Operations 9 min read

How to Eliminate Pre‑Experiment Bias and Find the Optimal AB Test Grouping

This article explains how pre‑experiment bias can distort AB test results and introduces a suite of techniques—including AA retrospective analysis, SeedFinder optimal random grouping, variance reduction, and an offline splitting algorithm—to create homogeneous test groups and improve experiment reliability.

Huolala Tech

Jan 19, 2024

How to Eliminate Pre‑Experiment Bias and Find the Optimal AB Test Grouping

Introduction

In many AB experiments at Huolala, coarse segmentation or insufficient experimental units cause large pre‑experiment bias (Pre‑Experiment Bias) between treatment and control groups.

Pre‑Experiment Bias and Mitigation Techniques

Microsoft’s Edge experiment showed that historical data can reveal and address pre‑experiment bias, reducing false‑positive results.
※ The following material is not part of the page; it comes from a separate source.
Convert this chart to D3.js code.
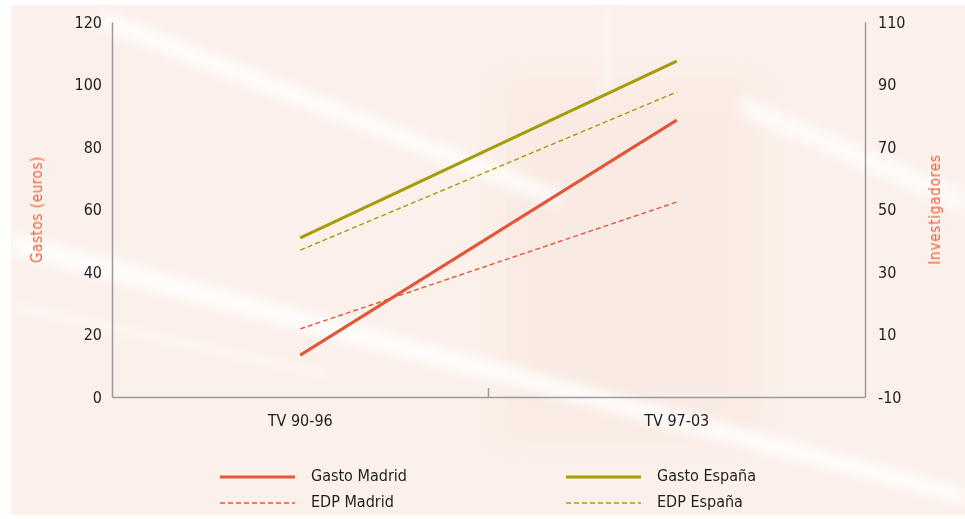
<!DOCTYPE html>
<html>
<head>
<meta charset="utf-8">
<script src="https://cdn.jsdelivr.net/npm/d3@7/dist/d3.min.js"></script>
<style>
  body { margin: 0; background: #fff; }
  svg { display: block; font-family: "DejaVu Sans Condensed", "DejaVu Sans", sans-serif; }
</style>
</head>
<body>
<div id="chart"></div>
<script>
// data
const categories = ['TV 90-96', 'TV 97-03'];
const gastoMadrid = [13.4, 88.6];
const gastoEspana = [50.9, 107.5];
const edpMadrid = [11.8, 52.4];   // right axis (investigadores)
const edpEspana = [37.0, 87.6];   // right axis
const leftTicks = [0, 20, 40, 60, 80, 100, 120];
const rightTicks = [-10, 10, 30, 50, 70, 90, 110];

const W = 965, H = 519;
const margin = { top: 22, right: 100, bottom: 122, left: 112 };
const orange = '#e0573a', olive = '#a49c08';

const svg = d3.select('#chart').append('svg')
    .attr('width', W)
    .attr('height', H);

// background, soft photo-like texture
const defs = svg.append('defs');
defs.append('filter').attr('id', 'blur')
    .attr('x', '-20%').attr('y', '-20%').attr('width', '140%').attr('height', '140%')
    .append('feGaussianBlur').attr('stdDeviation', 6);
defs.append('filter').attr('id', 'blur2')
    .attr('x', '-20%').attr('y', '-20%').attr('width', '140%').attr('height', '140%')
    .append('feGaussianBlur').attr('stdDeviation', 14);

svg.append('rect')
    .attr('x', 11).attr('y', 5).attr('width', W - 11).attr('height', H - 9)
    .attr('fill', '#fbf0ea');

svg.append('rect').attr('x', 500).attr('y', 80).attr('width', 260).attr('height', 360)
    .attr('fill', '#f8e6dd').attr('opacity', 0.5).attr('filter', 'url(#blur2)');

const bg = svg.append('g').attr('filter', 'url(#blur)');
bg.append('path').attr('d', 'M100,8 L560,190 L560,208 L100,30 Z').attr('fill', '#fff').attr('opacity', 0.75);
bg.append('path').attr('d', 'M740,95 L965,190 L965,215 L740,115 Z').attr('fill', '#fff').attr('opacity', 0.7);
bg.append('path').attr('d', 'M11,232 L965,488 L965,505 L11,255 Z').attr('fill', '#fff').attr('opacity', 0.8);
bg.append('path').attr('d', 'M11,300 L330,370 L330,380 L11,312 Z').attr('fill', '#fff').attr('opacity', 0.4);
bg.append('rect').attr('x', 604).attr('y', 5).attr('width', 6).attr('height', 95).attr('fill', '#fff').attr('opacity', 0.6);

// scales
const x = d3.scaleBand().domain(categories).range([margin.left, W - margin.right]).padding(0);
const yL = d3.scaleLinear().domain([0, 120]).range([H - margin.bottom, margin.top]);
const yR = d3.scaleLinear().domain([-10, 110]).range([H - margin.bottom, margin.top]);

const axisColor = '#9c9c9c';
const plain = d => String(d);

// axes
const gL = svg.append('g')
    .attr('transform', `translate(${margin.left},0)`)
    .call(d3.axisLeft(yL).tickValues(leftTicks).tickFormat(plain).tickSize(0).tickPadding(10));
const gR = svg.append('g')
    .attr('transform', `translate(${W - margin.right},0)`)
    .call(d3.axisRight(yR).tickValues(rightTicks).tickFormat(plain).tickSize(0).tickPadding(13));
const gB = svg.append('g')
    .attr('transform', `translate(0,${H - margin.bottom})`)
    .call(d3.axisBottom(x).tickSize(0).tickPadding(18));

[gL, gR, gB].forEach(g => {
    g.select('.domain').attr('stroke', axisColor).attr('stroke-width', 1.5);
    g.selectAll('text').attr('fill', '#1e1e1e').style('font-size', '16px')
        .style('font-family', '"DejaVu Sans Condensed", "DejaVu Sans", sans-serif');
});

// divider tick between categories
svg.append('line')
    .attr('x1', x(categories[1])).attr('x2', x(categories[1]))
    .attr('y1', H - margin.bottom).attr('y2', H - margin.bottom - 9)
    .attr('stroke', axisColor).attr('stroke-width', 1.5);

// axis titles
svg.append('text')
    .attr('transform', `translate(42,${(yL(120) + yL(0)) / 2}) rotate(-90)`)
    .attr('text-anchor', 'middle')
    .attr('fill', '#e8643f')
    .style('font-size', '15px')
    .style('letter-spacing', '0.6px')
    .text('Gastos (euros)');

svg.append('text')
    .attr('transform', `translate(940,${(yR(110) + yR(-10)) / 2}) rotate(-90)`)
    .attr('text-anchor', 'middle')
    .attr('fill', '#e8643f')
    .style('font-size', '15px')
    .style('letter-spacing', '0.8px')
    .text('Investigadores');

// lines
const cx = c => x(c) + x.bandwidth() / 2;
const series = [
    { name: 'EDP España', values: edpEspana, scale: yR, color: olive, dashed: true },
    { name: 'EDP Madrid', values: edpMadrid, scale: yR, color: orange, dashed: true },
    { name: 'Gasto España', values: gastoEspana, scale: yL, color: olive, dashed: false },
    { name: 'Gasto Madrid', values: gastoMadrid, scale: yL, color: orange, dashed: false }
];

series.forEach(s => {
    const line = d3.line()
        .x((d, i) => cx(categories[i]))
        .y(d => s.scale(d));
    svg.append('path')
        .datum(s.values)
        .attr('d', line)
        .attr('fill', 'none')
        .attr('stroke', s.color)
        .attr('stroke-width', s.dashed ? 1.4 : 3)
        .attr('stroke-dasharray', s.dashed ? '5,3' : null);
});

// legend
const legendItems = [
    { name: 'Gasto Madrid', color: orange, dashed: false, x: 220, y: 477 },
    { name: 'EDP Madrid', color: orange, dashed: true, x: 220, y: 503 },
    { name: 'Gasto España', color: olive, dashed: false, x: 566, y: 477 },
    { name: 'EDP España', color: olive, dashed: true, x: 566, y: 503 }
];

const leg = svg.selectAll('.legend')
    .data(legendItems)
    .enter()
    .append('g')
    .attr('class', 'legend')
    .attr('transform', d => `translate(${d.x},${d.y})`);

leg.append('line')
    .attr('x1', 0).attr('x2', 75)
    .attr('stroke', d => d.color)
    .attr('stroke-width', d => d.dashed ? 1.4 : 3)
    .attr('stroke-dasharray', d => d.dashed ? '5,3' : null);

leg.append('text')
    .attr('x', 91)
    .attr('y', 4)
    .attr('fill', '#1e1e1e')
    .style('font-size', '16px')
    .text(d => d.name);
</script>
</body>
</html>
Three key techniques are introduced:

AA Retrospective – compute metric differences between groups before the experiment to detect bias.

SeedFinder (Optimal Random Grouping) – generate many random seeds, evaluate group homogeneity on core metrics, and select the seed with minimal difference.

Variance Reduction – increase metric sensitivity and further diminish pre‑experiment differences.

Offline Splitting Concept

Building on SeedFinder, an offline splitting method groups users or drivers into multiple cohorts with minimal historical differences, leveraging the correlation between past and experimental behavior to improve AB test reliability.

Step‑by‑Step Workflow

Define Experiment Subjects – ensure subjects satisfy SUTVA assumptions and choose appropriate splitting units (user, driver, or space).

Set Splitting Parameters – decide number of groups, traffic ratios, core metrics, historical data windows, homogeneity criteria, random seed range, and, for spatiotemporal splits, the rotation order.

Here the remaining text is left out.